Nuclear Technology / Volume 174 / Number 3 / June 2011 / Pages 401-410
Technical Paper / TOUGH2 Symposium / Radioactive Waste Management and Disposal / dx.doi.org/10.13182/NT11-A11748
Assessment of gas generation and transport is inevitable for evaluation of the safety of nuclear waste disposal in deep geological formations. The long-term safety of the geological disposal facility is guaranteed by several engineered and natural barriers. The reference disposal concept in Belgium consists of a concrete-based repository situated in Boom Clay, which is a low-permeability plastic clay. Hence, the mobility of gas and liquid within these barriers is very small and may lead, in combination with increased temperatures due to decay heat of the waste, to pressure buildup and the potential structural failure of barriers. The focus of this study is on coupling two-phase water and gas flow with a heat source, originating from the heat dissipating waste. The main gas production mechanism within the considered geological repository system is (anaerobic) corrosion of metal barriers, generating H2 gas. The corrosion process itself and therefore the intensity of the gas source is temperature dependent. Furthermore, the heat source is time dependent due to the decaying nature of the radioactive material. This property, in turn, makes the gas generation rate time dependent as well. The cases presented in this work couple variable gas generation with a time-variable heat source and are modeled with TOUGH2. Because of large uncertainties associated with the yet-uncharacterized engineered materials (e.g., concrete), two bounding material permeabilities with a span of two orders of magnitude are chosen for comparison.
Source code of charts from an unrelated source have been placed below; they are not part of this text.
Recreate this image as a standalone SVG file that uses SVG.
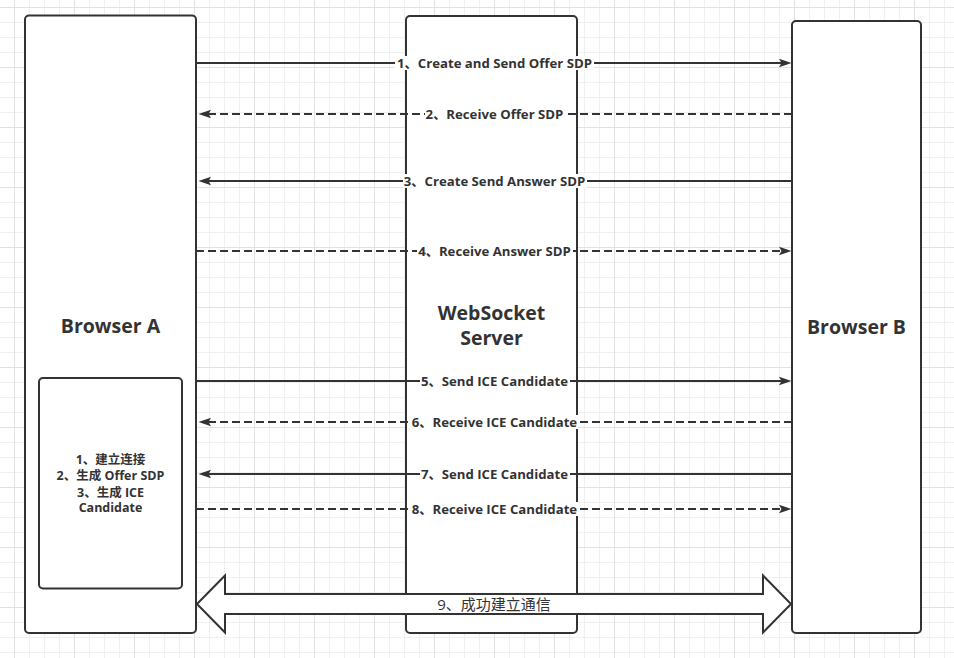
<svg xmlns="http://www.w3.org/2000/svg" width="954" height="658" viewBox="0 0 954 658">
<defs>
<pattern id="grid" patternUnits="userSpaceOnUse" x="14" y="7" width="60" height="60">
<path d="M15.5,0V60M30.5,0V60M45.5,0V60M0,15.5H60M0,30.5H60M0,45.5H60" stroke="#f0f0f0" stroke-width="1" fill="none"/>
<path d="M0.5,0V60M0,0.5H60" stroke="#e2e2e2" stroke-width="1" fill="none"/>
</pattern>
<marker id="ah" markerUnits="userSpaceOnUse" viewBox="0 0 13 10" refX="6" refY="5" markerWidth="13" markerHeight="10" orient="auto">
<path d="M0,0.8 L12.5,5 L0,9.2 L2.5,5 Z" fill="#333333"/>
</marker>
<style>
.box{fill:#ffffff;stroke:#333333;stroke-width:2}
.ln{fill:none;stroke:#333333;stroke-width:2}
.dash{stroke-dasharray:8 4}
.lbg{fill:#ffffff}
.lt{font-family:"Open Sans","Noto Sans CJK SC",sans-serif;font-size:13.2px;font-weight:bold;fill:#333333;text-anchor:middle}
.st{font-family:"Open Sans","Noto Sans CJK SC",sans-serif;font-size:12.5px;font-weight:bold;fill:#333333;text-anchor:middle}
.big{font-family:"Open Sans","Noto Sans CJK SC",sans-serif;font-size:19.5px;font-weight:bold;fill:#333333;text-anchor:middle}
</style>
</defs>
<rect x="0" y="0" width="954" height="658" fill="#ffffff"/>
<rect x="0" y="0" width="954" height="658" fill="url(#grid)"/>

<g id="browser-a">
<rect class="box" x="25" y="15.5" width="171" height="617.5" rx="4"/>
<text class="big" x="110.5" y="333">Browser A</text>
</g>
<g id="server">
<rect class="box" x="406" y="16" width="171" height="617" rx="4"/>
<text class="big" x="491.5" y="320">WebSocket</text>
<text class="big" x="491.5" y="345">Server</text>
</g>
<g id="browser-b">
<rect class="box" x="792" y="21" width="129" height="612" rx="4"/>
<text class="big" x="856.5" y="334">Browser B</text>
</g>
<g id="browser-a-steps">
<rect class="box" x="39" y="378" width="143" height="210.5" rx="4"/>
<text class="st" x="110.5" y="464">1、建立连接</text>
<text class="st" x="110.5" y="480">2、生成 Offer SDP</text>
<text class="st" x="110.5" y="496.5">3、生成 ICE</text>
<text class="st" x="110.5" y="512">Candidate</text>
</g>

<g id="connectors">
<path class="ln" d="M196,63H785" marker-end="url(#ah)"/>
<rect class="lbg" x="395" y="56" width="199" height="14"/>
<text class="lt" x="494.5" y="68">1、Create and Send Offer SDP</text>

<path class="ln dash" d="M792,114H205" marker-end="url(#ah)"/>
<rect class="lbg" x="425" y="107" width="140" height="14"/>
<text class="lt" x="494.5" y="119">2、Receive Offer SDP</text>

<path class="ln" d="M792,181H205" marker-end="url(#ah)"/>
<rect class="lbg" x="403" y="174" width="184" height="14"/>
<text class="lt" x="494.5" y="186">3、Create Send Answer SDP</text>

<path class="ln dash" d="M196,251H785" marker-end="url(#ah)"/>
<rect class="lbg" x="417" y="244" width="156" height="14"/>
<text class="lt" x="494.5" y="256">4、Receive Answer SDP</text>

<path class="ln" d="M196,381H785" marker-end="url(#ah)"/>
<rect class="lbg" x="420" y="374" width="150" height="14"/>
<text class="lt" x="494.5" y="386">5、Send ICE Candidate</text>

<path class="ln dash" d="M792,422H205" marker-end="url(#ah)"/>
<rect class="lbg" x="412" y="415" width="166" height="14"/>
<text class="lt" x="494.5" y="427">6、Receive ICE Candidate</text>

<path class="ln" d="M792,474H205" marker-end="url(#ah)"/>
<rect class="lbg" x="420" y="467" width="150" height="14"/>
<text class="lt" x="494.5" y="479">7、Send ICE Candidate</text>

<path class="ln dash" d="M196,509H785" marker-end="url(#ah)"/>
<rect class="lbg" x="412" y="502" width="166" height="14"/>
<text class="lt" x="494.5" y="514">8、Receive ICE Candidate</text>

<path class="box" d="M197,604 L225,575.5 L225,594 L763,594 L763,575.5 L791,604 L763,632.5 L763,614 L225,614 L225,632.5 Z" stroke-linejoin="miter"/>
<text x="494" y="609.5" style="font-family:'Open Sans','Noto Sans CJK SC',sans-serif;font-size:15px;fill:#333333;text-anchor:middle">9、成功建立通信</text>
</g>
</svg>
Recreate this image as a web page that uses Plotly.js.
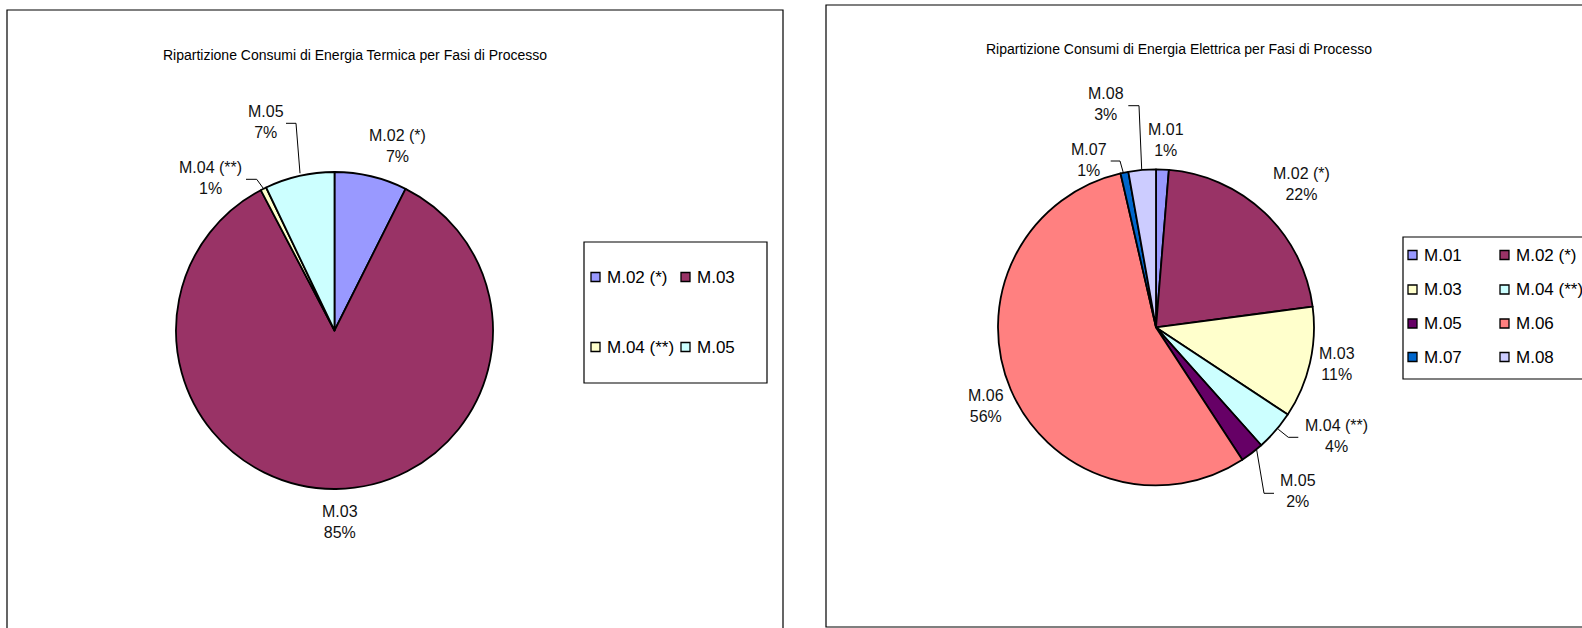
<!DOCTYPE html>
<html>
<head>
<meta charset="utf-8">
<script src="https://cdn.plot.ly/plotly-3.0.1.min.js"></script>
<style>
  html, body { margin: 0; padding: 0; background: #ffffff; }
  #chart { width: 1582px; height: 628px; }
</style>
</head>
<body>
<div id="chart"></div>
<script>
// ---------------- DATA ----------------
const titleTermica = "Ripartizione Consumi di Energia Termica per Fasi di Processo";
const titleElettrica = "Ripartizione Consumi di Energia Elettrica per Fasi di Processo";

const termicaLabels = ["M.02 (*)", "M.03", "M.04 (**)", "M.05"];
const termicaValues = [7.4, 84.9, 0.6, 7.1];

const elettricaLabels = ["M.01", "M.02 (*)", "M.03", "M.04 (**)", "M.05", "M.06", "M.07", "M.08"];
const elettricaValues = [1.3, 21.6, 11.4, 4.1, 2.4, 55.6, 0.8, 2.8];

// ---------------- STYLE / LAYOUT CONFIG ----------------
const W = 1582, H = 628;
const FONT = "Liberation Sans, Arial, sans-serif";
const termicaColors = ["#9999FF", "#993366", "#FFFFCC", "#CCFFFF"];
const elettricaColors = termicaColors.concat(["#660066", "#FF8080", "#0066CC", "#CCCCFF"]);

const X = px => px / W;
const Y = py => 1 - py / H;

const pieL = { cx: 334.5, cy: 330.5, r: 158.5 };
const pieR = { cx: 1156, cy: 327.4, r: 158 };

function domainOf(p) {
  return { x: [X(p.cx - p.r), X(p.cx + p.r)], y: [Y(p.cy + p.r), Y(p.cy - p.r)] };
}

// label block centres (pixels), in the order of the data
const termicaLabelPos = [[397, 146], [340, 522], [210, 178.5], [265.5, 122]];
const elettricaLabelPos = [[1166, 140], [1301, 184], [1337, 364], [1336, 436], [1297.5, 491], [986, 406], [1089, 160], [1106, 104]];

// leader lines (pixels)
const leaders = [
  [[286, 123.3], [296, 123.3], [300, 173.3]],
  [[246, 179.3], [256.7, 179.3], [264, 189.3]],
  [[1128.3, 105.7], [1139, 105.7], [1141.7, 169.3]],
  [[1110.7, 161], [1120, 161], [1123.3, 172.7]],
  [[1278.3, 429.3], [1288.3, 437.3], [1298.3, 437.3]],
  [[1256.7, 450], [1264, 493.3], [1274, 493.3]]
];

// legend geometry (pixels)
const legendL = { box: [584, 242, 767, 383], colX: [591, 681], rowY: [277, 347], cols: 2 };
const legendR = { box: [1403, 237, 1620, 379], colX: [1408, 1500], rowY: [255, 289.5, 323.5, 357], cols: 2 };

// ---------------- BUILD ----------------
function pieTrace(labels, values, colors, p) {
  return {
    type: "pie",
    labels: labels,
    values: values,
    sort: false,
    direction: "clockwise",
    rotation: 0,
    domain: domainOf(p),
    marker: { colors: colors, line: { color: "#000000", width: 1.8 } },
    textinfo: "none",
    showlegend: false,
    hovertemplate: "%{label}: %{percent}<extra></extra>"
  };
}

const shapes = [];
const annotations = [];

// chart frames
shapes.push({ type: "rect", xref: "paper", yref: "paper", x0: X(7), x1: X(783), y0: Y(640), y1: Y(10),
  line: { color: "#000000", width: 1.2 }, fillcolor: "rgba(0,0,0,0)" });
shapes.push({ type: "rect", xref: "paper", yref: "paper", x0: X(826), x1: X(1600), y0: Y(627), y1: Y(5),
  line: { color: "#000000", width: 1.2 }, fillcolor: "rgba(0,0,0,0)" });

// titles
annotations.push({ xref: "paper", yref: "paper", x: X(355), y: Y(55), text: titleTermica, showarrow: false,
  xanchor: "center", yanchor: "middle", font: { family: FONT, size: 14, color: "#000000" } });
annotations.push({ xref: "paper", yref: "paper", x: X(1179), y: Y(48.5), text: titleElettrica, showarrow: false,
  xanchor: "center", yanchor: "middle", font: { family: FONT, size: 14, color: "#000000" } });

// data labels
function addLabels(labels, values, pos) {
  const total = values.reduce((a, b) => a + b, 0);
  labels.forEach((lab, i) => {
    const pct = Math.round(values[i] / total * 100);
    annotations.push({ xref: "paper", yref: "paper", x: X(pos[i][0]), y: Y(pos[i][1]),
      text: lab + "<br>" + pct + "%", showarrow: false, xanchor: "center", yanchor: "middle", align: "center",
      font: { family: FONT, size: 16, color: "#111111" } });
  });
}
addLabels(termicaLabels, termicaValues, termicaLabelPos);
addLabels(elettricaLabels, elettricaValues, elettricaLabelPos);

// leader lines
leaders.forEach(pts => {
  const path = pts.map((p, i) => (i ? "L" : "M") + X(p[0]) + "," + Y(p[1])).join(" ");
  shapes.push({ type: "path", xref: "paper", yref: "paper", path: path, line: { color: "#000000", width: 1 } });
});

// legends
function addLegend(labels, colors, g) {
  shapes.push({ type: "rect", xref: "paper", yref: "paper", x0: X(g.box[0]), x1: X(g.box[2]), y0: Y(g.box[3]), y1: Y(g.box[1]),
    line: { color: "#000000", width: 1.2 }, fillcolor: "#ffffff", layer: "below" });
  labels.forEach((lab, i) => {
    const c = i % g.cols, r = Math.floor(i / g.cols);
    const sx = g.colX[c], sy = g.rowY[r];
    shapes.push({ type: "rect", xref: "paper", yref: "paper", x0: X(sx), x1: X(sx + 9), y0: Y(sy + 4.5), y1: Y(sy - 4.5),
      line: { color: "#000000", width: 1.3 }, fillcolor: colors[i] });
    annotations.push({ xref: "paper", yref: "paper", x: X(sx + 14), y: Y(sy), text: lab, showarrow: false,
      xanchor: "left", yanchor: "middle", font: { family: FONT, size: 17, color: "#000000" } });
  });
}
addLegend(termicaLabels, termicaColors, legendL);
addLegend(elettricaLabels, elettricaColors, legendR);

const layout = {
  width: W, height: H,
  margin: { l: 0, r: 0, t: 0, b: 0, pad: 0 },
  paper_bgcolor: "#ffffff",
  plot_bgcolor: "#ffffff",
  showlegend: false,
  shapes: shapes,
  annotations: annotations,
  font: { family: FONT }
};

Plotly.newPlot("chart", [
  pieTrace(termicaLabels, termicaValues, termicaColors, pieL),
  pieTrace(elettricaLabels, elettricaValues, elettricaColors, pieR)
], layout, { displayModeBar: false, staticPlot: true });
</script>
</body>
</html>
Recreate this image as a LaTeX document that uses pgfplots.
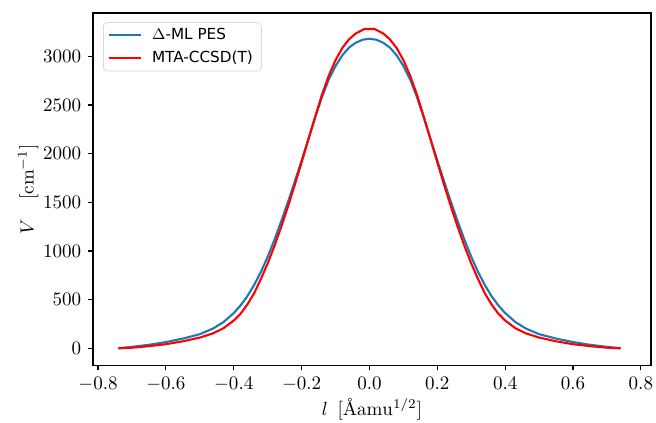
\documentclass[border=0pt]{standalone}
\usepackage{fontspec}
\usepackage{pgfplots}
\pgfplotsset{compat=1.18}
\newfontfamily\dejavu{DejaVu Sans}
\definecolor{mplblue}{HTML}{1F77B4}
\definecolor{mplred}{HTML}{FF0000}

\begin{document}
\begin{tikzpicture}
\begin{axis}[
  scale only axis,
  width=293pt, height=185pt,
  xmin=-0.815, xmax=0.83,
  ymin=-175, ymax=3445,
  xtick={-0.8,-0.6,-0.4,-0.2,0,0.2,0.4,0.6,0.8},
  ytick={0,500,1000,1500,2000,2500,3000},
  xticklabel style={/pgf/number format/fixed,/pgf/number format/fixed zerofill,/pgf/number format/precision=1},
  yticklabel style={/pgf/number format/1000 sep={}},
  tick align=outside, tick pos=left,
  major tick length=2.6pt,
  axis line style={line width=0.6pt},
  every tick/.style={black, line width=0.6pt},
  xlabel={$l\ \,[\mbox{\AA}\mathrm{amu}^{1/2}]$},
  ylabel={$V\quad[\mathrm{cm}^{-1}]$},
  xlabel style={at={(axis description cs:0.5,-0.124)}, anchor=center},
  ylabel style={at={(axis description cs:-0.116,0.5)}, anchor=center},
  legend cell align=left,
  legend style={at={(0.018,0.974)}, anchor=north west, draw=black!15, rounded corners=2pt,
    font=\dejavu\fontsize{8}{10}\selectfont, inner xsep=2.5pt, inner ysep=1pt, row sep=0.5pt},
  legend image code/.code={\draw[#1, line width=1pt] (0pt,0pt) -- (17pt,0pt); \path (20pt,0pt);},
]
\addplot[mplblue, line width=1.1pt] coordinates {
(-0.74,0)(-0.70,15)(-0.65,36)(-0.60,64)(-0.55,100)(-0.50,145)(-0.46,205)(-0.43,270)
(-0.40,362)(-0.38,440)(-0.36,535)(-0.34,650)(-0.32,785)(-0.30,940)(-0.28,1115)
(-0.26,1305)(-0.24,1505)(-0.22,1715)(-0.20,1930)(-0.18,2150)(-0.16,2370)
(-0.14,2580)(-0.12,2760)(-0.10,2900)(-0.08,3010)(-0.06,3090)(-0.04,3140)
(-0.02,3170)(0.00,3180)
(0.02,3170)(0.04,3140)(0.06,3090)(0.08,3010)(0.10,2900)(0.12,2760)(0.14,2580)
(0.16,2370)(0.18,2150)(0.20,1930)(0.22,1715)(0.24,1505)(0.26,1305)(0.28,1115)
(0.30,940)(0.32,785)(0.34,650)(0.36,535)(0.38,440)(0.40,362)(0.43,270)
(0.46,205)(0.50,145)(0.55,100)(0.60,64)(0.65,36)(0.70,15)(0.74,0)
};
\addlegendentry{$\Delta$-ML PES}
\addplot[mplred, line width=1.1pt] coordinates {
(-0.74,0)(-0.70,6)(-0.65,22)(-0.60,42)(-0.55,72)(-0.50,110)(-0.46,155)(-0.43,207)
(-0.40,285)(-0.38,355)(-0.36,450)(-0.34,565)(-0.32,712)(-0.30,872)(-0.28,1052)
(-0.26,1248)(-0.24,1458)(-0.22,1680)(-0.20,1910)(-0.18,2145)(-0.16,2380)
(-0.14,2605)(-0.12,2800)(-0.10,2960)(-0.08,3085)(-0.06,3175)(-0.04,3235)
(-0.015,3280)(0.015,3280)
(0.04,3235)(0.06,3175)(0.08,3085)(0.10,2960)(0.12,2800)(0.14,2605)
(0.16,2380)(0.18,2145)(0.20,1910)(0.22,1680)(0.24,1458)(0.26,1248)(0.28,1052)
(0.30,872)(0.32,712)(0.34,565)(0.36,450)(0.38,355)(0.40,285)(0.43,207)
(0.46,155)(0.50,110)(0.55,72)(0.60,42)(0.65,22)(0.70,6)(0.74,0)
};
\addlegendentry{MTA-CCSD(T)}
\end{axis}
\pgfresetboundingbox
\path ([shift={(-48.8pt,-29.9pt)}]current axis.south west) rectangle
      ([shift={(2.6pt,6.8pt)}]current axis.north east);
\end{tikzpicture}
\end{document}
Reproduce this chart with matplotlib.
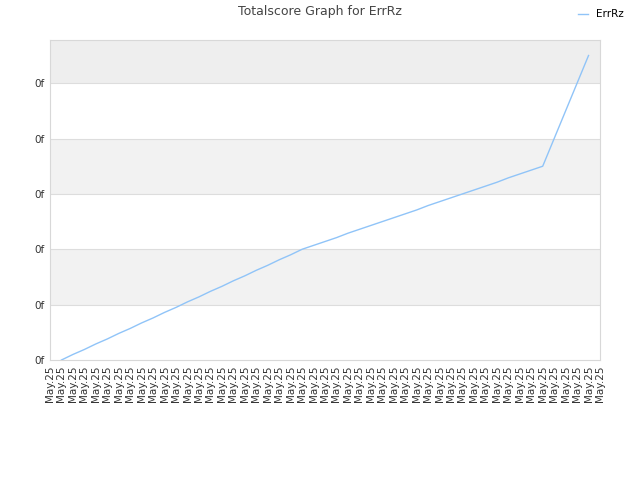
import matplotlib
matplotlib.use("Agg")
import matplotlib.pyplot as plt

# 49 date labels on the x axis, all the same
x_labels = ["May.25"] * 49
# totalscore series (47 points; grid step = 100)
scores = [0, 10, 19, 29, 38, 48, 57, 67, 76, 86, 95, 105, 114, 124, 133, 143,
          152, 162, 171, 181, 190, 200,
          207, 214, 221, 229, 236, 243, 250, 257, 264, 271, 279, 286, 293, 300,
          307, 314, 321, 329, 336, 343, 350,
          400, 450, 500, 550]
y_ticks = [0, 100, 200, 300, 400, 500]
y_labels = ["0f"] * 6
series_name = "ErrRz"

fig = plt.figure(figsize=(6.4, 4.8), dpi=100)
ax = fig.add_axes([50 / 640, 120 / 480, 550 / 640, 320 / 480])

ymax = 578
ax.set_xlim(0, len(x_labels) - 1)
ax.set_ylim(0, ymax)

# alternating background bands
bands = [(0, 100, "#ffffff"), (100, 200, "#f2f2f2"), (200, 300, "#ffffff"),
         (300, 400, "#f2f2f2"), (400, 500, "#ffffff"), (500, ymax, "#eeeeee")]
for lo, hi, c in bands:
    ax.axhspan(lo, hi, color=c, zorder=0, lw=0)
for t in y_ticks[1:]:
    ax.axhline(t, color="#dddddd", lw=0.8, zorder=1)

xs = list(range(1, len(scores) + 1))
ax.plot(xs, scores, color="#90c4f8", lw=1.0, zorder=3, label=series_name)

ax.set_xticks(range(len(x_labels)))
ax.set_xticklabels(x_labels, rotation=90, fontsize=7.5, color="#333333")
ax.set_yticks(y_ticks)
ax.set_yticklabels(y_labels, fontsize=7.5, color="#333333")
ax.tick_params(length=0, pad=4)
for s in ax.spines.values():
    s.set_color("#d8d8d8")

fig.text(320 / 640, 1 - 12 / 480, "Totalscore Graph for ErrRz", ha="center",
         va="center", fontsize=9, color="#444444")
fig.legend(loc="upper right", bbox_to_anchor=(0.99, 1.0), frameon=False,
           fontsize=7.5, handlelength=1.0, handletextpad=0.8)

fig.savefig("out.png", dpi=100)
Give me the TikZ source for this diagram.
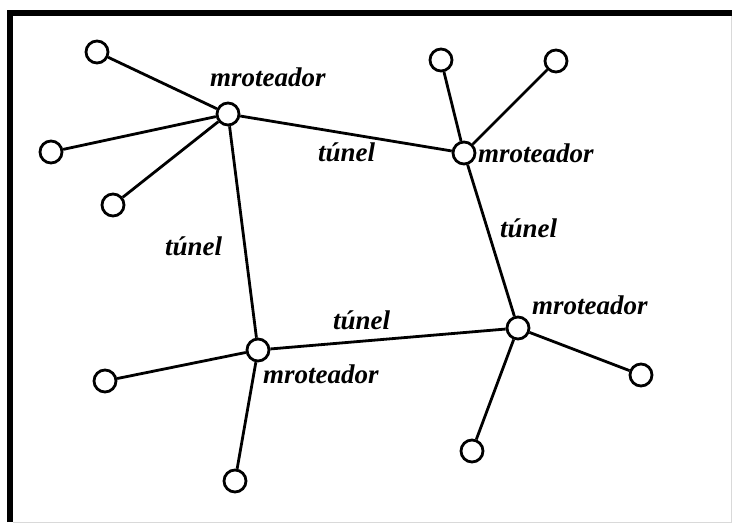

Results demonstrate that the peak pressures for the isothermal and nonisothermal cases do not differ considerably in the case of high-permeability buffer material. On the contrary, the peak pressures differ considerably for low-permeability material, which hinders the flow of water induced by thermal expansion of water with temperature increase. This peak pressure is not related to the gas-generation process and occurs a little earlier than the gas pressure peak, which is in this case comparable to the high-permeability case. Overall, this near-field analysis showed that the effect of pressure increase remains relatively localized and should not affect the structural integrity of the host formation. The behavior of the system is additionally refined by the implementation of temperature-dependent hydrogen solubility within the numerical code, which slightly modifies the transition to H2 gas phase.